他对世故人情家长里短之事毫无兴趣,每当朋友们聚会聊俗事的时候,他便默默地坐在一旁,有如老僧入定。
他还是一个不折不扣的篮球迷。对NBA、NCAA的经典战役,他了若指掌。他能如数家珍般说起每个精彩片断的每个细节。他的忠义堂上排排坐的有球神乔丹,大鸟伯德、魔术师约翰逊、大梦奥拉朱旺、微笑刺客托马斯、黑煞马龙、白煞斯托克顿、冷面郎君邓肯,现在该是小皇帝勒布朗了。
他是杜克大学蓝魔球队的忠实粉丝,非常崇拜该队的K教头。每当杜克大学荣登榜首,我一定会打电话去祝贺一番,如果事与愿违,我也会打电话假惺惺地唱一出卧龙吊孝。杜克大学比赛到关键时分,他照例会关上电视,不忍目睹,然后第二天一早战战兢兢地看战报。
张益唐和我也从来不谈钱财之事。但我知道他是个少有的慷慨的人。他不止一次地帮助过朋友。他经济从来谈不上宽裕,但只要得知有朋友师长境况困窘,立马解囊相助。他请他的学生们吃饭,沽酒宰羊,亲自下厨烧八道江南名菜外带张记油炸花生米。
追求不带功利的知识
张益唐需要“闭关”,需要和老天对话,需要孤独,需要自我放逐。我家就是他的选择之一。
去年暑假,我请他到我家来给上高中的儿子开蒙微积分,这是他十几年前就说好了的。于是打电话给他:“老友无恙,但小儿需要开蒙,家中亦有葡萄陈酿需要开封。青梅煮酒,洛矶山论剑,顺便来给我每年一度的7月4日美国音乐会捧场。”
他二话没说就答应了。我到丹佛机场去接他,数年不见,依然是青衣小帽,不失书生本色。
张益唐的妻子叫海伦,印象中是个活泼快乐的女子。他们没有孩子,但是他非常喜爱孩子。他对大部分中国父母对孩子的管制非常不以为然。他认为管教不是教育,这种老式的方法只会摧残孩子的好奇心和创造力。
十几年前,一位老朋友的妻子临产,他开车把朋友夫妇送到医院,3天后又把大小3人从医院送回家中。自那以后,每到这个孩子的生日前夕,都会收到益唐寄来给孩子庆生的一张支票。

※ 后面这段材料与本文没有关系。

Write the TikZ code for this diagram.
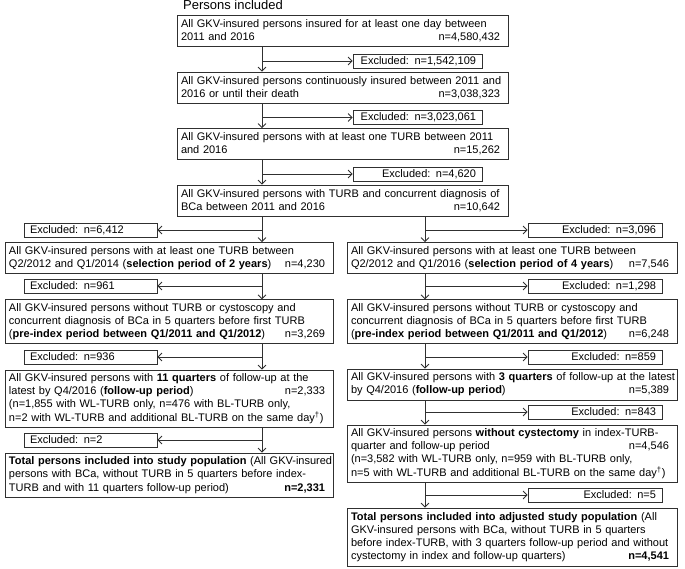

他性情温和,大博士打小工也兢兢业业。但是他对人的尊严很敏感。两年前,中国科学院邀请张益唐回国讲学。领馆官员无法理解这个默默无闻的数学讲师为什么20年没有回国,请他作一个书面解释。这个从来不发脾气的老好人,拂袖而去!
1992年,他在普渡大学获得博士学位后,求职并不顺利,一度在朋友开的赛百味快餐店帮忙,把账目做得一清二楚。后来在新罕布什尔大学获得教职,年近六十还只是个讲师。在这浮躁功利的世界,这样的境况,在一般人看来无疑是失败,甚至是潦倒。我们做朋友的,暗中替他着急,为他叹息。但益唐自己从不以为意,处之泰然,安之若素,不改其志,不改其乐。
益唐毕业后迟迟找不到教职,找到教职后迟迟当不上教授,就因为他发表论文太少,看上去没什么科研成果。本来凭他的能力,找几个不大难的问题做一做,多发表几篇论文,评上教授,想来也不会难,可他就是没这份心思。爱因斯坦说:“我不能容忍这样的科学家,他拿出一块木板来,寻找最薄的地方,然后在容易钻透的地方钻许多孔。”益唐正是爱因斯坦最欣赏的那种科学家,一门心思要做大问题。
他在哈佛的演讲,座无虚席,连过道上都站了人。来自世界各地的邀请信雪片般飞向这个害羞的孤独者。
益唐一夜成名,但他仍像过去一样低调淡定。他说:“我的心很平静。我不大关心金钱和荣誉,我喜欢静下来做自己想做的事情。”